With actual cash value coverage, the difference between your items’ depreciated value and their current prices comes out of your pocket, if you have to replace them after a covered loss. With replacement cost coverage, the insurance company covers this difference for you.
How your deductible affects your renters insurance premium
Choosing a higher deductible can usually shave a few bucks off your renters insurance premium. On the flipside, a lower deductible reduces your out-of-pocket costs on any claims you may need to file.
Your deductible is the amount of money you pay on a personal property claim before insurance funds kick in.
For example, if a fire destroys $5,000 worth of your property and you have a $1,000 deductible, you would be eligible for up to $4,000 from the insurance company. With a $500 deductible, you’d be eligible for up to $4,500.
Which renters insurance cost factors do I not control?
Aside from the fact that you can choose the home you rent, the renters insurance cost factors you do not control typically include your home’s location, construction style and safety features.
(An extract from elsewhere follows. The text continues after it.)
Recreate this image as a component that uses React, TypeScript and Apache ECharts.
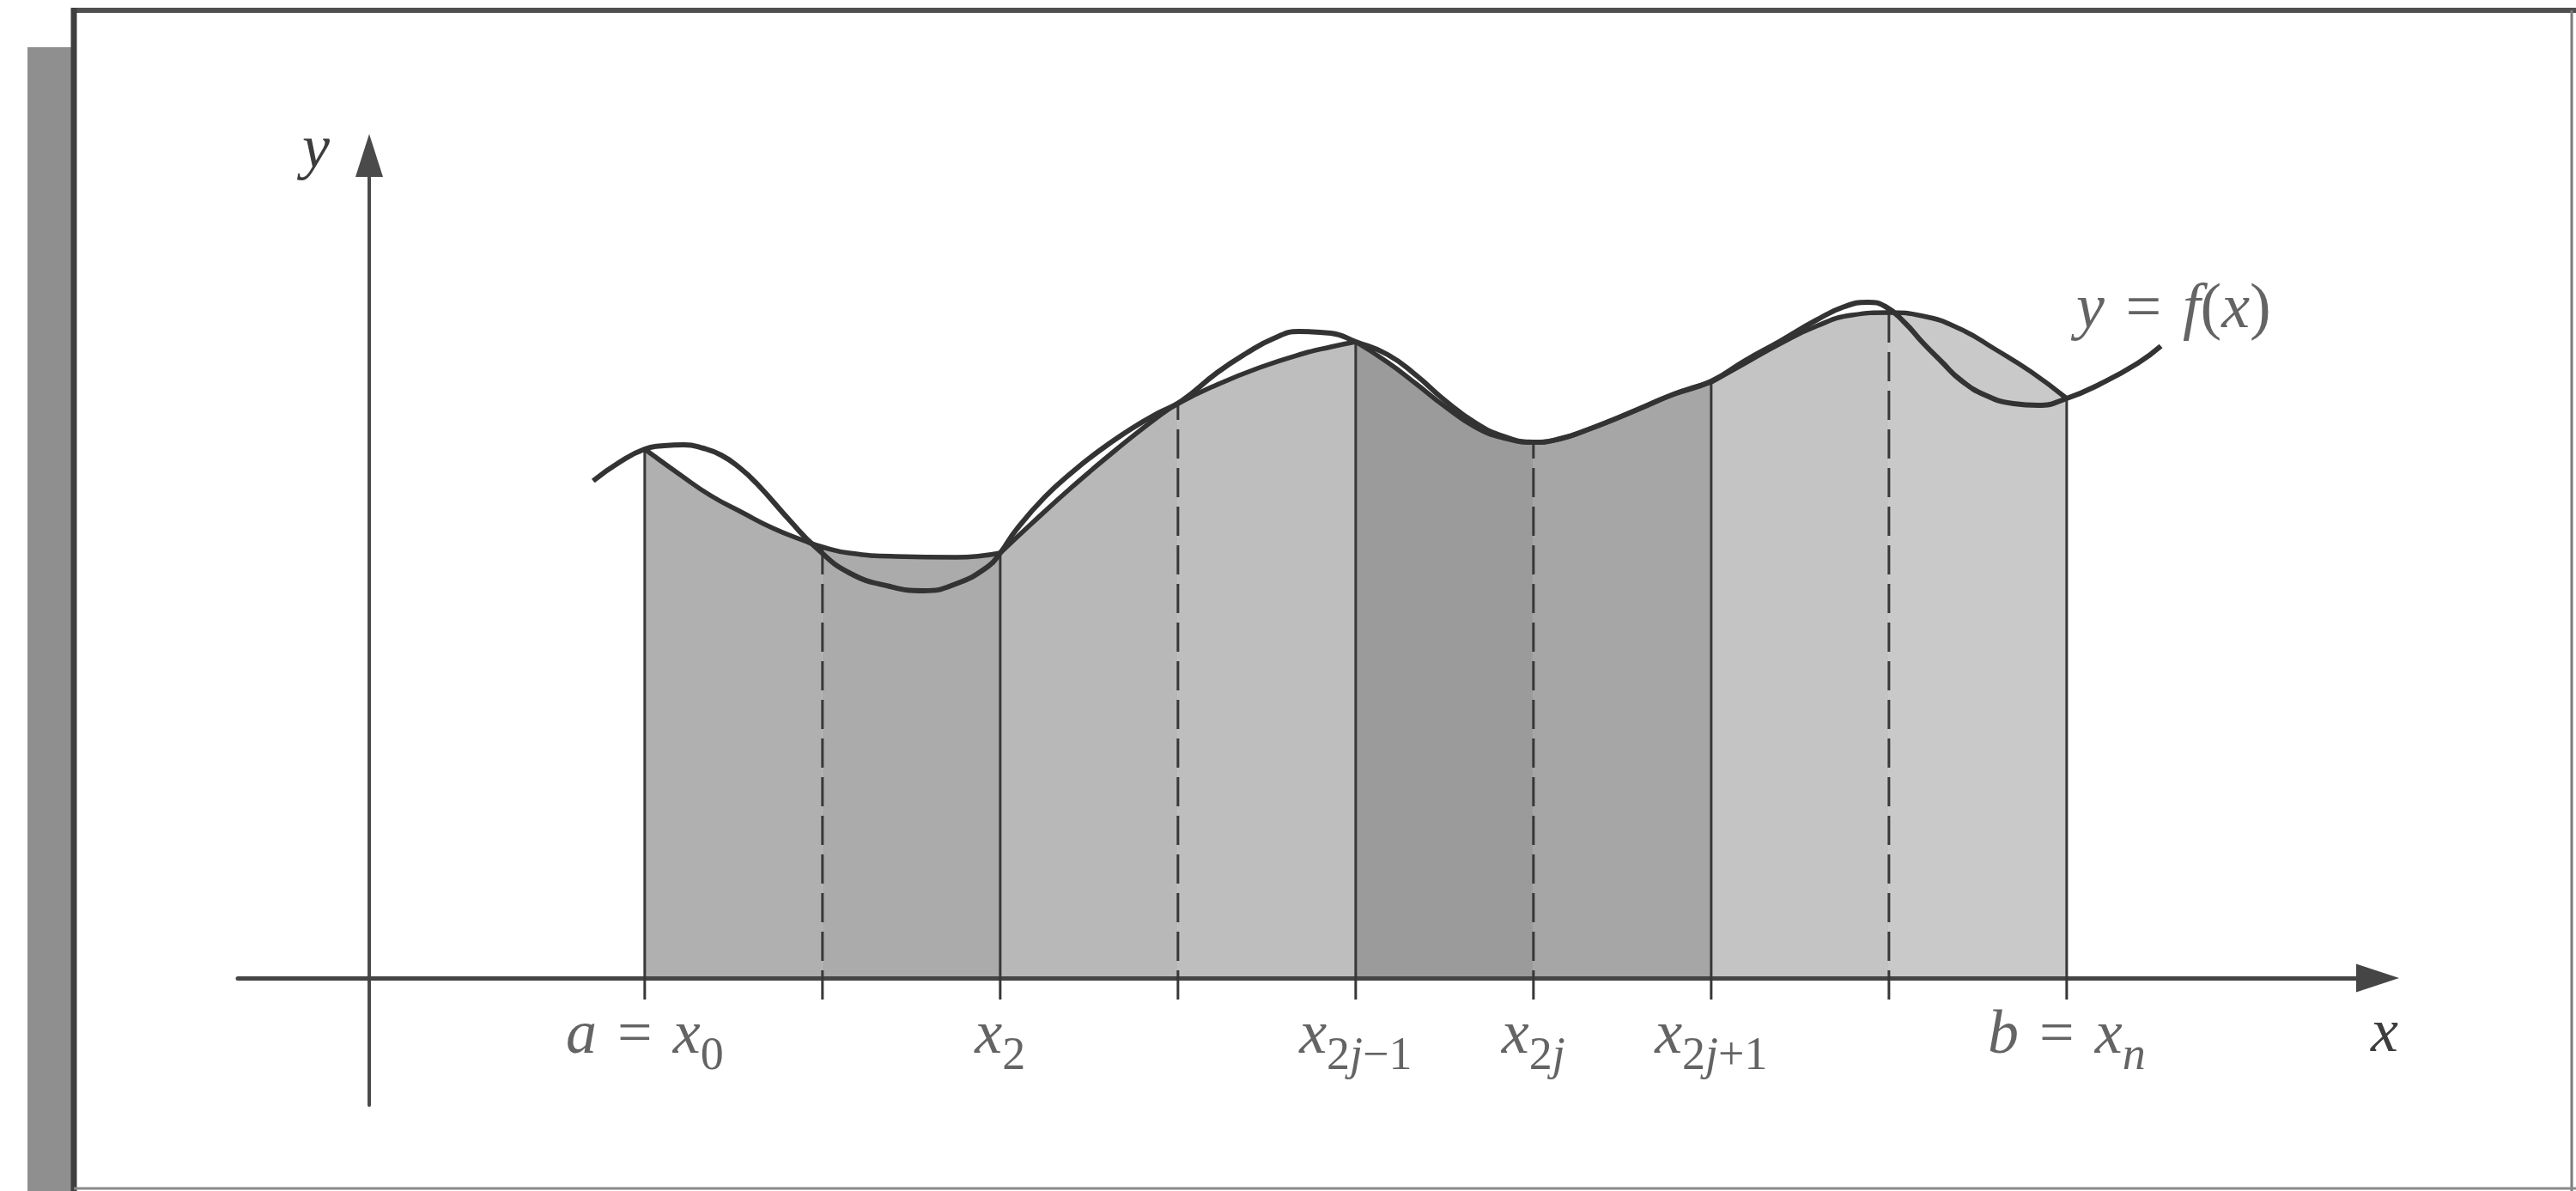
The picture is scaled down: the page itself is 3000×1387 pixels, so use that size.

Renters insurance tends to cost more in locales susceptible to extreme weather and wildfires, as well as those in areas with high crime rates.
Your premium reflects the insurance company’s estimate of how likely you are to file a claim, as well as the potential costs of any claims. The greater the likelihood of claims, particularly expensive ones, the higher your premium.
Since the age and construction features of a home can contribute to the likelihood and potential costs of claims, they also affect your renters insurance premium.
In the eyes of an insurance company, the risks of a fire, burst pipes or other claim-generating incidents tend to be greater in older buildings than in newer ones built with flame-retardant materials and modern electrical and plumbing fixtures.
How can I reduce my renters insurance costs?
Regardless of the style and location of your home, taking steps to make it safer, bundling your insurance, paying your bills on time and avoiding claims may help reduce your renters insurance costs.
Many insurance companies offer discounts to those in apartments or other rented homes with certain safety and security systems. Devices as simple as smoke detectors and deadbolt locks may qualify for small discounts. More elaborate systems, such as monitored security and fire suppression sprinklers, often lead to more savings.
Let the insurance company know about your home’s safety and security features. If your home does not include any, consider working with your landlord to get some installed.
You’ll often get the biggest discounts for bundling your renters policy with your car insurance and/or any other policy you may need, such as coverage for a boat or motorcycle. Ask your agent or the insurance company about these and any other discounts you may be eligible to receive.
Credit, payment and claims histories
Maintaining good credit, paying your bills on time and avoiding claims may also help you save on renters insurance.
In many states, insurance companies use credit insurance scores to help determine your rate. These typically pull data from your credit report to help determine your insurance risk under the premise that those who manage their credit responsibly are less likely to file claims.
If you have a history of paying your bills on time, you are likely to qualify for lower rates.
In states that ban credit scoring, insurance companies can usually still charge higher rates to customers with recent claims or missed insurance payments.